Missae Angelus Domini & Dum Complerentur • I Fagiolini
This is the third and final installment of I Fagiolini's series of Orazio Benevoli's mid-17th-century multi-choir masses, directed by Robert Hollingworth. The album spans the liturgical arc from Easter to Pentecost, opening with Alessandro Grandi's motet Plorabo die ac nocte — an emotionally intense Easter morning drama for four voices drawing on Old Testament texts interleaved with the words of the two Marys at Christ's tomb. This serves as the stand-in model for Benevoli's three-choir Missa Angelus Domini, whose lost motet source Hollingworth argues was almost certainly an Easter text. The second half of the album pivots to Pentecost, pairing Palestrina's well-known six-voice motet Dum complerentur dies Pentecostes with Benevoli's four-choir mass built upon it — considered by Hollingworth to be among Benevoli's finest works, notable for its increasingly forward-looking treatment of the model and a structurally dazzling Amen. Throughout, the ensemble sings without instrumental doubling, in historically transposed pitch, to recover the middle-heavy sound world of Renaissance voice types that Benevoli and Palestrina would have known.
Two organs are used in this album, alongside harp and chitarrone. The recording was made in a common location for recordings in London, the Church of St. Jude-on-the-Hill in Hampstead Garden. The sound is pretty close to the singers, striking a good balance of intelligibility without over-exaggerating a church sound. The instruments are there for support, not to be protagonists on their own.
The opening piece by Grandi, who was active in Venice, is Plorabo die ac nocte. It’s a gentle, solemn opening, appropriate for Easter.

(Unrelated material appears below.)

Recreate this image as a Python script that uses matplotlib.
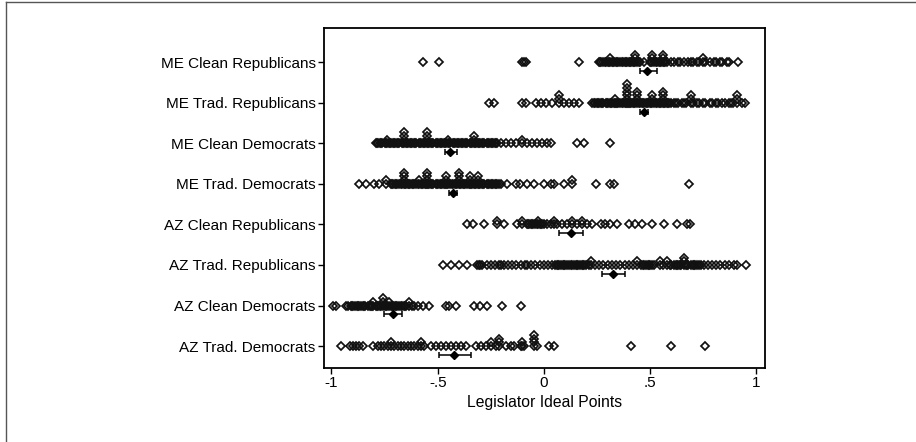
import matplotlib
matplotlib.use("Agg")
import matplotlib.pyplot as plt
from matplotlib.lines import Line2D

plt.rcParams['font.family'] = ['Liberation Sans', 'DejaVu Sans']

categories = ["ME Clean Republicans", "ME Trad. Republicans", "ME Clean Democrats",
              "ME Trad. Democrats", "AZ Clean Republicans", "AZ Trad. Republicans",
              "AZ Clean Democrats", "AZ Trad. Democrats"]

me_clean_rep = [-0.567, -0.496, -0.105, -0.095, -0.086, 0.164,
                0.258, 0.265, 0.27, 0.28, 0.285, 0.29, 0.30, 0.305, 0.31, 0.31, 0.32,
                0.325, 0.33, 0.34, 0.345, 0.35, 0.36, 0.365, 0.37, 0.38, 0.385, 0.39,
                0.40, 0.405, 0.41, 0.42, 0.425, 0.43, 0.43, 0.43, 0.44, 0.445, 0.45,
                0.469, 0.50, 0.505, 0.51, 0.51, 0.51, 0.52, 0.525, 0.53, 0.54, 0.545,
                0.55, 0.56, 0.56, 0.56, 0.565, 0.57, 0.58, 0.60, 0.61, 0.63, 0.64, 0.66,
                0.68, 0.69, 0.70, 0.72, 0.73, 0.75, 0.75, 0.76, 0.78, 0.80, 0.81, 0.83,
                0.84, 0.86, 0.87, 0.915]

me_trad_rep = [-0.258, -0.235, -0.102, -0.086, -0.039, -0.016, 0.008, 0.04, 0.07, 0.07,
               0.07, 0.094, 0.117, 0.141, 0.164,
               0.227, 0.235, 0.24, 0.25, 0.255, 0.26, 0.27, 0.275, 0.28, 0.29, 0.295,
               0.30, 0.31, 0.315, 0.32, 0.33, 0.336, 0.336, 0.34, 0.345, 0.35, 0.36,
               0.365, 0.37, 0.38, 0.385, 0.39, 0.39, 0.39, 0.39, 0.39, 0.39, 0.395,
               0.40, 0.405, 0.41, 0.42, 0.425, 0.43, 0.44, 0.44, 0.44, 0.44, 0.445,
               0.45, 0.46, 0.465, 0.47, 0.48, 0.485, 0.49, 0.50, 0.505, 0.51, 0.51,
               0.51, 0.52, 0.525, 0.53, 0.54, 0.545, 0.55, 0.56, 0.56, 0.56, 0.56,
               0.565, 0.57, 0.58, 0.585, 0.59, 0.60, 0.61, 0.62, 0.63, 0.65, 0.66, 0.67,
               0.69, 0.69, 0.69, 0.70, 0.72, 0.73, 0.75, 0.76, 0.78, 0.79, 0.81, 0.82,
               0.84, 0.85, 0.87, 0.88, 0.89, 0.91, 0.91, 0.91, 0.93, 0.947]

me_clean_dem = [-0.79, -0.785, -0.78, -0.77, -0.765, -0.76, -0.75, -0.745, -0.74,
                -0.74, -0.73, -0.725, -0.72, -0.71, -0.705, -0.70, -0.69, -0.685,
                -0.68, -0.67, -0.665, -0.66, -0.66, -0.66, -0.66, -0.65, -0.645, -0.64,
                -0.63, -0.625, -0.62, -0.61, -0.605, -0.60, -0.59, -0.585, -0.58,
                -0.57, -0.565, -0.56, -0.55, -0.55, -0.55, -0.55, -0.545, -0.54, -0.53,
                -0.525, -0.52, -0.51, -0.505, -0.50, -0.49, -0.485, -0.48, -0.47,
                -0.465, -0.46, -0.45, -0.45, -0.445, -0.44, -0.43, -0.425, -0.42,
                -0.41, -0.405, -0.40, -0.39, -0.385, -0.38, -0.37, -0.365, -0.36,
                -0.35, -0.345, -0.34, -0.33, -0.33, -0.33, -0.325, -0.32, -0.31,
                -0.305, -0.30, -0.29, -0.285, -0.28, -0.27, -0.265, -0.26, -0.25,
                -0.245, -0.24, -0.23, -0.225, -0.22,
                -0.203, -0.18, -0.156, -0.133, -0.102, -0.102, -0.078, -0.055, -0.031,
                -0.008, 0.016, 0.031, 0.156, 0.188, 0.31]

me_trad_dem = [-0.869, -0.837, -0.798, -0.775, -0.742, -0.742, -0.72, -0.715, -0.71,
               -0.70, -0.695, -0.69, -0.68, -0.675, -0.67, -0.66, -0.66, -0.66, -0.66,
               -0.655, -0.65, -0.64, -0.635, -0.63, -0.62, -0.615, -0.61, -0.60,
               -0.595, -0.59, -0.59, -0.58, -0.575, -0.57, -0.56, -0.555, -0.55,
               -0.55, -0.55, -0.55, -0.545, -0.54, -0.53, -0.525, -0.52, -0.51,
               -0.505, -0.50, -0.49, -0.485, -0.48, -0.47, -0.465, -0.46, -0.46,
               -0.46, -0.455, -0.45, -0.44, -0.435, -0.43, -0.42, -0.415, -0.41,
               -0.40, -0.40, -0.40, -0.40, -0.395, -0.39, -0.38, -0.375, -0.37, -0.36,
               -0.355, -0.35, -0.35, -0.35, -0.345, -0.34, -0.33, -0.325, -0.32,
               -0.31, -0.31, -0.31, -0.305, -0.30, -0.29, -0.285, -0.28, -0.27,
               -0.265, -0.26, -0.25, -0.245, -0.24, -0.23, -0.225, -0.22, -0.21,
               -0.203, -0.172, -0.133, -0.115, -0.078, -0.047, 0.0, 0.031, 0.047,
               0.094, 0.133, 0.133, 0.247, 0.313, 0.329, 0.681]

az_clean_rep = [-0.36, -0.332, -0.282, -0.219, -0.219, -0.188, -0.125, -0.102, -0.102,
                -0.08, -0.075, -0.07, -0.06, -0.055, -0.05, -0.04, -0.035, -0.03,
                -0.03, -0.02, -0.015, -0.01, 0.0, 0.016, 0.031, 0.047, 0.047, 0.063,
                0.086, 0.109, 0.133, 0.133, 0.156, 0.18, 0.18, 0.203, 0.227, 0.266,
                0.289, 0.313, 0.344, 0.399, 0.43, 0.462, 0.509, 0.563, 0.626, 0.673,
                0.689]

az_trad_rep = [-0.477, -0.438, -0.399, -0.36, -0.313, -0.305, -0.30, -0.29, -0.27,
               -0.25, -0.23, -0.21, -0.20, -0.19, -0.17, -0.15, -0.13, -0.11, -0.09,
               -0.08, -0.06, -0.04, -0.02, 0.0, 0.02, 0.04, 0.05, 0.06, 0.065, 0.07,
               0.08, 0.09, 0.095, 0.10, 0.11, 0.12, 0.125, 0.13, 0.14, 0.15, 0.155,
               0.16, 0.17, 0.18, 0.185, 0.19, 0.20, 0.21, 0.22, 0.22, 0.24, 0.26, 0.28,
               0.30, 0.32, 0.34, 0.36, 0.38, 0.40, 0.42, 0.44, 0.44, 0.455, 0.465,
               0.47, 0.48, 0.49, 0.495, 0.50, 0.51, 0.52, 0.545, 0.545, 0.56, 0.579,
               0.579, 0.595, 0.60, 0.61, 0.62, 0.625, 0.63, 0.64, 0.645, 0.657, 0.657,
               0.657, 0.67, 0.675, 0.68, 0.69, 0.70, 0.705, 0.71, 0.72, 0.73, 0.74,
               0.752, 0.77, 0.79, 0.81, 0.83, 0.85, 0.87, 0.892, 0.908, 0.952]

az_clean_dem = [-0.994, -0.978, -0.931, -0.92, -0.91, -0.905, -0.90, -0.89, -0.88,
                -0.875, -0.87, -0.86, -0.85, -0.845, -0.84, -0.83, -0.82, -0.815,
                -0.81, -0.806, -0.806, -0.79, -0.785, -0.78, -0.77, -0.765, -0.759,
                -0.759, -0.759, -0.75, -0.745, -0.74, -0.728, -0.728, -0.72, -0.715,
                -0.71, -0.70, -0.695, -0.69, -0.68, -0.675, -0.67, -0.66, -0.655,
                -0.65, -0.634, -0.634, -0.62, -0.61, -0.595, -0.571, -0.54, -0.462,
                -0.446, -0.415, -0.329, -0.30, -0.27, -0.196, -0.107]

az_trad_dem = [-0.955, -0.915, -0.899, -0.884, -0.868, -0.853, -0.806, -0.782, -0.766,
               -0.751, -0.735, -0.72, -0.72, -0.704, -0.688, -0.673, -0.657, -0.641,
               -0.626, -0.61, -0.594, -0.58, -0.58, -0.563, -0.532, -0.509, -0.485,
               -0.462, -0.438, -0.415, -0.391, -0.368, -0.321, -0.298, -0.274, -0.25,
               -0.25, -0.227, -0.211, -0.211, -0.211, -0.18, -0.156, -0.141, -0.11,
               -0.102, -0.102, -0.094, -0.047, -0.047, -0.047, -0.047, -0.031,
               0.023, 0.047, 0.41, 0.598, 0.756]

series = [me_clean_rep, me_trad_rep, me_clean_dem, me_trad_dem,
          az_clean_rep, az_trad_rep, az_clean_dem, az_trad_dem]

means = [0.485, 0.469, -0.441, -0.426, 0.128, 0.325, -0.712, -0.423]
ci_low = [0.454, 0.451, -0.465, -0.446, 0.073, 0.274, -0.751, -0.493]
ci_high = [0.532, 0.489, -0.410, -0.407, 0.185, 0.379, -0.670, -0.344]

xticks = [-1, -0.5, 0, 0.5, 1]
xticklabels = ["-1", "-.5", "0", ".5", "1"]

fig = plt.figure(figsize=(9.16, 4.42), dpi=100)
ax = fig.add_axes([324/916, 1-368/442, (765-324)/916, (368-28)/442])

n = len(categories)
ypos = list(range(n, 0, -1))
stack_step = 0.09
mean_off = 0.22

for yy, vals in zip(ypos, series):
    counts = {}
    ys = []
    for v in vals:
        k = round(v, 3)
        c = counts.get(k, 0)
        counts[k] = c + 1
        ys.append(yy + c * stack_step)
    ax.plot(vals, ys, linestyle='none', marker='D', markersize=4.4,
            markerfacecolor='none', markeredgecolor='#111111', markeredgewidth=1.25)

for yy, m, lo, hi in zip(ypos, means, ci_low, ci_high):
    ax.errorbar([m], [yy - mean_off], xerr=[[m - lo], [hi - m]], fmt='D',
                color='black', markersize=4.0, elinewidth=1.1, capsize=2.5,
                capthick=1.1)

ax.set_xlim(-1.035, 1.04)
ax.set_ylim(0.46, 8.84)
ax.set_yticks(ypos)
ax.set_yticklabels(categories, fontsize=11)
ax.set_xticks(xticks)
ax.set_xticklabels(xticklabels, fontsize=11)
ax.set_xlabel("Legislator Ideal Points", fontsize=11.3, labelpad=3)
ax.tick_params(axis='both', length=4, width=1, color='black', pad=2)
for s in ax.spines.values():
    s.set_linewidth(1.3)
    s.set_color('black')

fig.add_artist(Line2D([6/916, 6/916], [0, 1-2/442], transform=fig.transFigure,
                      color='#555555', lw=1))
fig.add_artist(Line2D([6/916, 1], [1-2/442, 1-2/442], transform=fig.transFigure,
                      color='#555555', lw=1))

fig.savefig("out.png", dpi=100)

The opening of Benevoli’s mass “Angelus Domini” is a grander affair. The booklet notes are well stocked with details about all the pieces, including pointing out how to hear the composer’s tone painting. The music, for this period, I think is old fashioned in concept; we have to consider that two years after the composer’s birth we had Monteverdi’s Orfeo, which was harmonically rich music. This is more in the style of his predecessors, the where the harmonic rhythm is far more active. Yet, in Rome, this may well have been what was expected for an Easter setting in St. Peter’s.

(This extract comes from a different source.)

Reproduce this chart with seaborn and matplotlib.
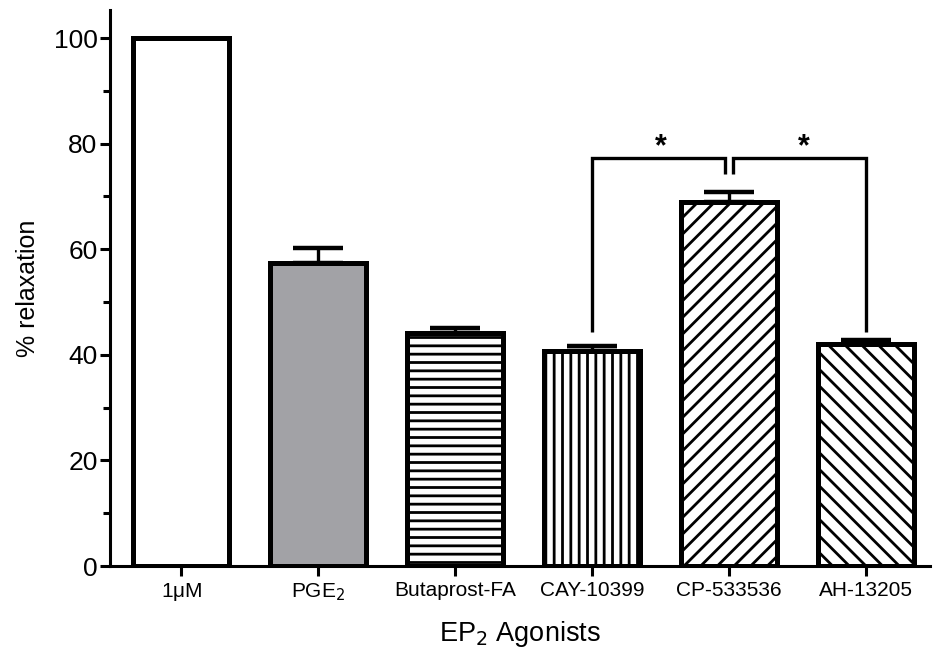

Benevoli’s predecessor was Palestrina, and while the texture of the Dum Complerentur is likewise not harmonically adventurous, it follows a similar style of writing, although Benevoli’s masses are obviously more complex. The performance here serves to introduce the musical material from which Benevoli took inspiration for the second mass.
I Fagiolini, as we might expect, present a very sonorous sound, and while I have heard clearer separation of voices, the amount of transparency is admirable any way you want to slice it. The voices blend well, too, with the timbre of female voices gently subsiding as a male voice comes in and matches timbre. While this may be unintentional, I find it difficult to believe that director Hollingworth didn’t specifically have this kind of high level perfection in mind with the selection of singers.
That transparency is important if we’re to come and appreciate the independence of each musical line and how the two choirs used intersect. This is the kind of album where getting stereo imaging done right with your speakers pays off well, as does the use of headphones (and for me, without using any crosstalk).
I think for many they may not choose to follow along with the Latin and instead take advantage of enjoying the very sonorous fabric that all these composer’s achieve in their writing across all the voices.
This album will appeal to those who want to hear how the early baroque musician Benvoli approached the format of a polychoral mass (say, compared to Lassus, who also wrote this kind of music), and it may surprise you in his solutions as they are clearly old fashioned but betray the past by writing music that very closely matches the text. And for those who do follow along, those are the rewards to be discovered.
I Fagiolini is not a group I often listen to, but they are a well-regarded British group (it might be easy to assume they hail from Italy), and I enjoyed the high quality of this production, even if the music for me isn’t as interesting as what follows in the next decades
For those who like this album, there are the two earlier releases (October 2023, October 2024) featuring Benevoli’s music in context with this time by the same ensemble. The quality of the production and singing is just as admirable in those earlier releases.